I like rock and roll so much that I catch myself getting off on "Hot Blooded," a typical piece of cock-rock nookie-hating carried along on a riff-with-chord change that's pure (gad) second-generation Bad Company. Fortunately, nothing else here threatens their status as the world's dullest group. Inspirational Verse: "She backhanded me 'cross my face." C-

- Robert Christgau, Christgau's Record Guide, 1981.

Building on the success of the first album, this followup yielded the Top 20 hits "Hot Blooded," "Double Vision," and "Blue Morning, Blue Day." * * *

- Donna DiChario, The All-Music Guide to Rock, 1995.

For a taste of the band's status as sorta-metal, sorta classic rockers, try the sophomore album, Double Vision. Fortified with hits such as "Blue Morning, Blue Day" and the title track, it's a prototypical 70s arena rock album. * * * 1/2

- Eric Deggans, Musichound Rock: The Essential Album Guide, 1996.

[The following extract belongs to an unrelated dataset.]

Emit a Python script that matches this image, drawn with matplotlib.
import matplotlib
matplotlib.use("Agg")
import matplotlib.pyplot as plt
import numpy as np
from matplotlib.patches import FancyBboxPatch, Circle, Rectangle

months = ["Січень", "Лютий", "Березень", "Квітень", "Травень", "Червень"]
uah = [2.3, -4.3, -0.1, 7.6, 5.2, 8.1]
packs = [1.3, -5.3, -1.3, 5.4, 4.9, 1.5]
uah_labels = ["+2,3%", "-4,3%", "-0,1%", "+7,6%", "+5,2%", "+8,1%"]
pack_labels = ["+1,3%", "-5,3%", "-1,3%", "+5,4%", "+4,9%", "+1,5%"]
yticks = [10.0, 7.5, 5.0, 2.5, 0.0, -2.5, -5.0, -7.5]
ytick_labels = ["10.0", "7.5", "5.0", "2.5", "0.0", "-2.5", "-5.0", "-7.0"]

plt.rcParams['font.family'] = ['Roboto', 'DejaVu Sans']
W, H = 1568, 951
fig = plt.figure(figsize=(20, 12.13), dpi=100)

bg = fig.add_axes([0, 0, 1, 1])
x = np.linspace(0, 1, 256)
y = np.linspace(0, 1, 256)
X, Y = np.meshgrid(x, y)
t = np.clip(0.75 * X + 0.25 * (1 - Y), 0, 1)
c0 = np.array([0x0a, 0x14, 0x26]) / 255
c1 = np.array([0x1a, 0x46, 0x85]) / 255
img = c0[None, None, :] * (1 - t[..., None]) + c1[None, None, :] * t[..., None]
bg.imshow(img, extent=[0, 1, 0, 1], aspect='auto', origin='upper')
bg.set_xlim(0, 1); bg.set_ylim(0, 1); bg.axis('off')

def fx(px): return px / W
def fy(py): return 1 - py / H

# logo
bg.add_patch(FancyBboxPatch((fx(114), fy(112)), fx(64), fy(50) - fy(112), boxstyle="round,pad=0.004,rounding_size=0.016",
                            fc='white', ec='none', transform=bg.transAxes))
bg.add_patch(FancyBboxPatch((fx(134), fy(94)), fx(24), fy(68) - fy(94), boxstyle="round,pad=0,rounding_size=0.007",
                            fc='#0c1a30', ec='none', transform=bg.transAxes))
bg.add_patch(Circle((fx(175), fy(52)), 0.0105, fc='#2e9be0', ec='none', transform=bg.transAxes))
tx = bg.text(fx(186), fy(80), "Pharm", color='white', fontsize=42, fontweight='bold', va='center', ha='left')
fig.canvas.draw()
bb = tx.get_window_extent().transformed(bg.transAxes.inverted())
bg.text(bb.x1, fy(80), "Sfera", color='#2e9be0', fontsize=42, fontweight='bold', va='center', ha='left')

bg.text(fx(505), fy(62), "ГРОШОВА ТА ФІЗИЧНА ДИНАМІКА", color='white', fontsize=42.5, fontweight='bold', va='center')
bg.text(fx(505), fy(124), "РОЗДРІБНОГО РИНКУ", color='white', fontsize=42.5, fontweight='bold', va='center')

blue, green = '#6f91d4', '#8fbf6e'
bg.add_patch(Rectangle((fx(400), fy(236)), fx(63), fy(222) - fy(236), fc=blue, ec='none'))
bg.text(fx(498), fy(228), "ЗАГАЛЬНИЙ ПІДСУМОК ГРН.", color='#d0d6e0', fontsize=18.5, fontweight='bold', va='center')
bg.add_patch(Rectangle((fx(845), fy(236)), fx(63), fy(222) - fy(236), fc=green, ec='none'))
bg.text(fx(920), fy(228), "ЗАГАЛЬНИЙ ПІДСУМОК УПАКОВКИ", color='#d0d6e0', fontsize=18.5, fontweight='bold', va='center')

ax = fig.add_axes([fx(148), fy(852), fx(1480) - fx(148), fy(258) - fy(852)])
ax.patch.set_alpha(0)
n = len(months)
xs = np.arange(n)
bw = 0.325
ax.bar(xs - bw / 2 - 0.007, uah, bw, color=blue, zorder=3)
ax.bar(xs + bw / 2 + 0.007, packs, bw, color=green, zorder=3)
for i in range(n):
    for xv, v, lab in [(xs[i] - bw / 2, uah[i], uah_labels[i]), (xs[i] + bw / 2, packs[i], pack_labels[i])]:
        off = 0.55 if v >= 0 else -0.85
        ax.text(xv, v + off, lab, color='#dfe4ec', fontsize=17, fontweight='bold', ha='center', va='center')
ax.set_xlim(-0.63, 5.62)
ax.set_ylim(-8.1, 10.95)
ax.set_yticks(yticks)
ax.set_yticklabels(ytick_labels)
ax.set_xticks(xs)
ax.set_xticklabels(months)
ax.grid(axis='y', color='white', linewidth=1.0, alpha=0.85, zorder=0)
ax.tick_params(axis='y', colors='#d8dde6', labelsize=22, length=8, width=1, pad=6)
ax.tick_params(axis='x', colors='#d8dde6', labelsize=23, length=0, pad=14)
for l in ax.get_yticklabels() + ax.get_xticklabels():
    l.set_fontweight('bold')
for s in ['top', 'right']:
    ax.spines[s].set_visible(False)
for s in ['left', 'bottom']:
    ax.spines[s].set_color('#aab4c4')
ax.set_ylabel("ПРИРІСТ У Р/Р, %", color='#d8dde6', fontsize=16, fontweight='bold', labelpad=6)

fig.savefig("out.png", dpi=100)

Like other "supergroup" acts to have hit the motherlode with their first album, Foreigner's follow-up record to their hugely successful debut set was more of the same AOR hit formula, though this did not stop the band fretting about the task at hand, namely reproducing such a mega-selling success. While their fears were understandable, the album went on to outsell its predecessor, which was still in the charts, delivering more radio friendly rock/pop. The singles "Hot Blooded" and "Double Vision" reached Numbers Three and Two in the US respectively, confirming the band's status as one of the more successful corporate rock acts around.

The band was yet to make a significant impact on the other side of the Atlantic -- "Double Vision" wasn't released as a single in the UK until almost a full year after the release of the album. The album reached Number Three on the US album chart but only scraped into the Top 40 in the UK, peaking at Number 32. The album also marked the departure of bassist Ed Gagliardi, who was replaced by ex-Roxy Music Rick Wills, a childhood chum of Pink Floyd's Dave Gilmour.

The band wrote "Double Vision" after seeing New York Rangers goalie John Davidson get knocked out during the 1977 Stanley Cup Playoffs.

As of 2004, Double Vision was the #22 best-selling album of the 70s.

- Hamish Champ, The 100 Best-Selling Albums of the 70s, 2004.